*Supplied data*:
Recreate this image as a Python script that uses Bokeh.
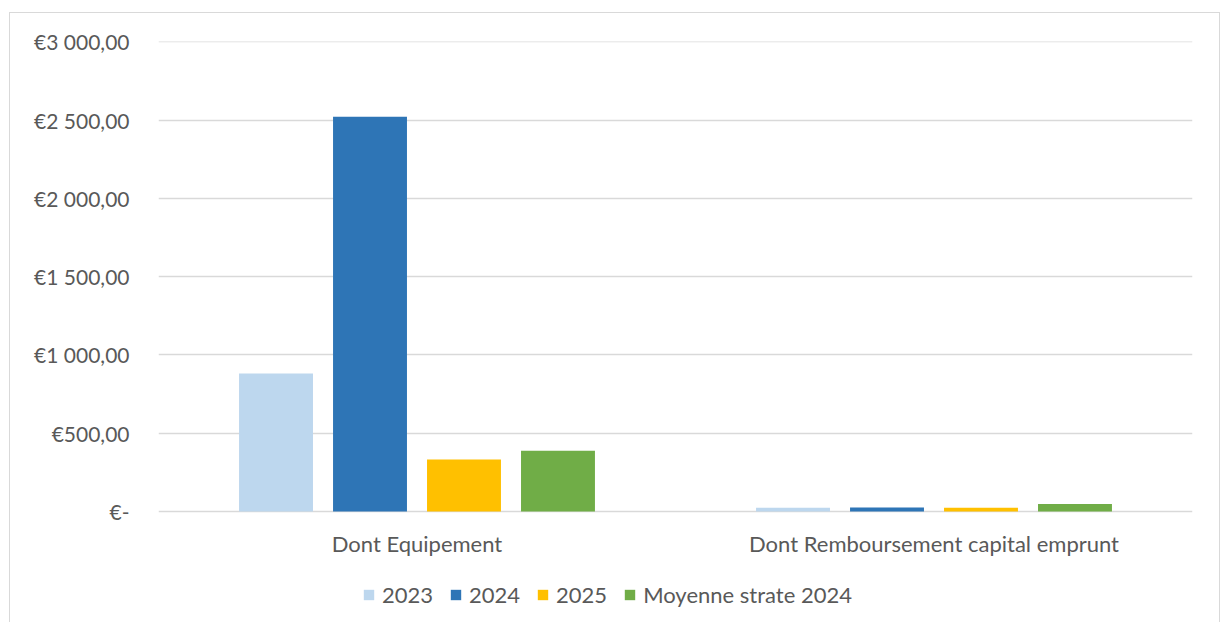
---
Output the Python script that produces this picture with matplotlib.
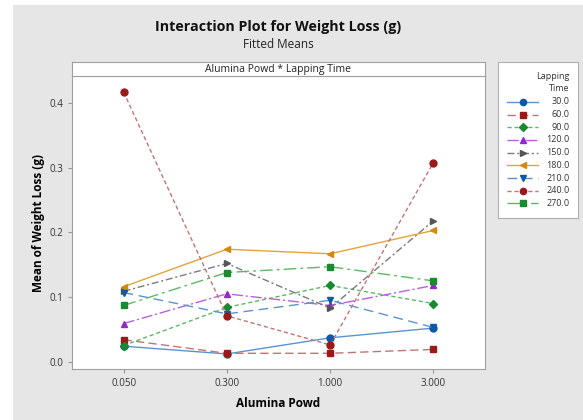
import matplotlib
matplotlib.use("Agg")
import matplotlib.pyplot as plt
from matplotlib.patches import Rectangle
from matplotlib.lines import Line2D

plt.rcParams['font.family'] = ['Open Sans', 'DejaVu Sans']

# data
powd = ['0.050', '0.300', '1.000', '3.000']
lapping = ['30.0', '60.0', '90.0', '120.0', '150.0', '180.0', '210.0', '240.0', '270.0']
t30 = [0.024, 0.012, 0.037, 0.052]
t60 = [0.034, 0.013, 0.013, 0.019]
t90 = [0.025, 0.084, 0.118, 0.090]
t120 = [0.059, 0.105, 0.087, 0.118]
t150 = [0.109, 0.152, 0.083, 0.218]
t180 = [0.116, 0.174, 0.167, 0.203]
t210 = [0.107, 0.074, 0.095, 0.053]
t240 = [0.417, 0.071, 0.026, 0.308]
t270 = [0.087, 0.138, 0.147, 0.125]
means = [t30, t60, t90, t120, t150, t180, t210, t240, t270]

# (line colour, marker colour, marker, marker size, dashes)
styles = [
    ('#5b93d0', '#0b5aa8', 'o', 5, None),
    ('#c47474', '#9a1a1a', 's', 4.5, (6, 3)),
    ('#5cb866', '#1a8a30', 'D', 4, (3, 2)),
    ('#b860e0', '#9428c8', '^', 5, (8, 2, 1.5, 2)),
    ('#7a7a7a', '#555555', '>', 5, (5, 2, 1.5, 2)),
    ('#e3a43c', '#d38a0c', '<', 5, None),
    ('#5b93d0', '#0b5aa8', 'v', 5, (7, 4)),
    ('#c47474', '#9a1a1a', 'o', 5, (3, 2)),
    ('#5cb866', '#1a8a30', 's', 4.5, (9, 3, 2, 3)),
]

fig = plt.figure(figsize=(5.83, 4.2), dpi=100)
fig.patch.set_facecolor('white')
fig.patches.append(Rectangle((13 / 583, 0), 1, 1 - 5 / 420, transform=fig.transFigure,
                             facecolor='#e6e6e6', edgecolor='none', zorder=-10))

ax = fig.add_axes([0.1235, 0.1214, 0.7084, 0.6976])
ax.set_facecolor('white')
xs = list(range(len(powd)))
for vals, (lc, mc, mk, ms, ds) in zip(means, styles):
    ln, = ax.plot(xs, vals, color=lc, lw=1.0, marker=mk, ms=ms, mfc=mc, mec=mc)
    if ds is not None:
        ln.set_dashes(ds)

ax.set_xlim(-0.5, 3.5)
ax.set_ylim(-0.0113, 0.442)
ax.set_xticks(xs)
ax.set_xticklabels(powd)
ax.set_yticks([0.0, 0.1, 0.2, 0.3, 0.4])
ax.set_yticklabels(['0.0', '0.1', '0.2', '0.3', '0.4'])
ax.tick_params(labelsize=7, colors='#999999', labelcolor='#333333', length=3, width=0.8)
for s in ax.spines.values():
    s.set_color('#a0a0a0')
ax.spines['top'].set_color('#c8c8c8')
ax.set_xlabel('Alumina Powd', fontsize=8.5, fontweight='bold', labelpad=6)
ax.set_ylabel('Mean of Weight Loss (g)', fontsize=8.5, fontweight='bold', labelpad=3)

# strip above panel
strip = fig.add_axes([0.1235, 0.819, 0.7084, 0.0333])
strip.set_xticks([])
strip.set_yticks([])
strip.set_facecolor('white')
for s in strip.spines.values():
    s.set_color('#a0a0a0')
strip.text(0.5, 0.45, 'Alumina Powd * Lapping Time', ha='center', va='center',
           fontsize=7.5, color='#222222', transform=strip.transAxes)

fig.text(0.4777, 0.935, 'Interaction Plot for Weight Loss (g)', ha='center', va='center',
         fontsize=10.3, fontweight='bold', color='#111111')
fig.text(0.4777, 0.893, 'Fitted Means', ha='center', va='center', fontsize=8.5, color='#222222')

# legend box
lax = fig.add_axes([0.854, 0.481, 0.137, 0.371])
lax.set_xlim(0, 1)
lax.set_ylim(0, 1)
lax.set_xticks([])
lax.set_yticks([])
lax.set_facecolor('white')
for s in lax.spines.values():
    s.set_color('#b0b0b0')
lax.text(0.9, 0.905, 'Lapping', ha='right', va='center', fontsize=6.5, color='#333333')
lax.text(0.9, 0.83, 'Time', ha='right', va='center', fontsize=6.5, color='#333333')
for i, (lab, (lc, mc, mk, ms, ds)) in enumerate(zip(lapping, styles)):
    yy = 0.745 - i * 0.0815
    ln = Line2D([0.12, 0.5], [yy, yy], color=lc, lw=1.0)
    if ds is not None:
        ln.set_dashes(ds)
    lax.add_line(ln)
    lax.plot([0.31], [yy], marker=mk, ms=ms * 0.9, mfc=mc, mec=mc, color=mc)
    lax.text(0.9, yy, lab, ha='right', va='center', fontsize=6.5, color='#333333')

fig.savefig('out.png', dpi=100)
--
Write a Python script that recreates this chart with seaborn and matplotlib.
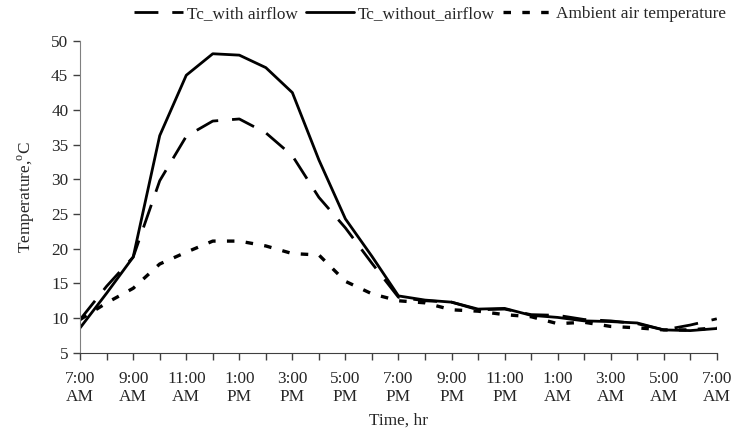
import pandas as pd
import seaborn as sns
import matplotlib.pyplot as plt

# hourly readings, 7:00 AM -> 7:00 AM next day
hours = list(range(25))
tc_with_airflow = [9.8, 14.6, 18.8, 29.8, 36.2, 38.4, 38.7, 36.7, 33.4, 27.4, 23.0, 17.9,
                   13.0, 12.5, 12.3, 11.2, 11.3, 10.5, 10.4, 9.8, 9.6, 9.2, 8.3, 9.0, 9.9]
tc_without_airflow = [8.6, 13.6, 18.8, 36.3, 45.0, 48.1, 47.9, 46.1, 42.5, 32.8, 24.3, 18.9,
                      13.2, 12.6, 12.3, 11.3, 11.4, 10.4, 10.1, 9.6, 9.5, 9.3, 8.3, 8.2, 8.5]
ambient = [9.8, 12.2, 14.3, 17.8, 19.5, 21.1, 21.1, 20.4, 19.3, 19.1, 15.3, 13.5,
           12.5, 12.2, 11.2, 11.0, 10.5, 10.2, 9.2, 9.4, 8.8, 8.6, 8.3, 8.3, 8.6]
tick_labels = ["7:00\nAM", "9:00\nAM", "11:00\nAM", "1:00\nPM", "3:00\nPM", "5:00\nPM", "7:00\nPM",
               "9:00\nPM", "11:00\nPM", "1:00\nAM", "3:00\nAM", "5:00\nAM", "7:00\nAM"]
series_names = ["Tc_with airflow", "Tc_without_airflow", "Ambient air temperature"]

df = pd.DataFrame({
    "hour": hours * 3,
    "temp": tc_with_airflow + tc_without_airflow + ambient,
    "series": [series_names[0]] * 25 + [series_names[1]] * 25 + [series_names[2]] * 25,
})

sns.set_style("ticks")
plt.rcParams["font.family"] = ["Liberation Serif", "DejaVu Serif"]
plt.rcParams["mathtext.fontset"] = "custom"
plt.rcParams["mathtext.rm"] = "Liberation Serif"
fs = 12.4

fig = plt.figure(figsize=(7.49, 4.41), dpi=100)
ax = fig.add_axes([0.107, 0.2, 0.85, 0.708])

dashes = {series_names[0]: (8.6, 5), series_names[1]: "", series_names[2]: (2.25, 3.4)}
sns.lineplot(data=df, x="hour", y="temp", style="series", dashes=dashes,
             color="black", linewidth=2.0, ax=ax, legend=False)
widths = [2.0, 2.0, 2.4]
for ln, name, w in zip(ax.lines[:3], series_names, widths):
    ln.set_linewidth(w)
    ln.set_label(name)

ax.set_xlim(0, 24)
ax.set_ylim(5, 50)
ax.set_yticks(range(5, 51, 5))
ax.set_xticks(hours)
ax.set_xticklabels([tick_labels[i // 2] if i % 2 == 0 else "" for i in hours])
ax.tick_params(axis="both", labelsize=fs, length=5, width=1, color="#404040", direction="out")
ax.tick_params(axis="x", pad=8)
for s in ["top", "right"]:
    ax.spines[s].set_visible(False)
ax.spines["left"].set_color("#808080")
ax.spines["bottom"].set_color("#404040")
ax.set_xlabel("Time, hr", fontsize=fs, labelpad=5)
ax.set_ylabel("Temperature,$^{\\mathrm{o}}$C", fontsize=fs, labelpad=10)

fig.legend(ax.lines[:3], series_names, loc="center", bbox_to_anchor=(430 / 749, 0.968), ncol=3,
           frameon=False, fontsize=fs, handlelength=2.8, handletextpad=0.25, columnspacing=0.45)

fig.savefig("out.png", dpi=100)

*Written exercise*: Looking at the data above, show all lines where the word "that" occurs.

*Final result*:
Recreate this image as a Python script that uses Bokeh.
Output the Python script that produces this picture with matplotlib.
Write a Python script that recreates this chart with seaborn and matplotlib.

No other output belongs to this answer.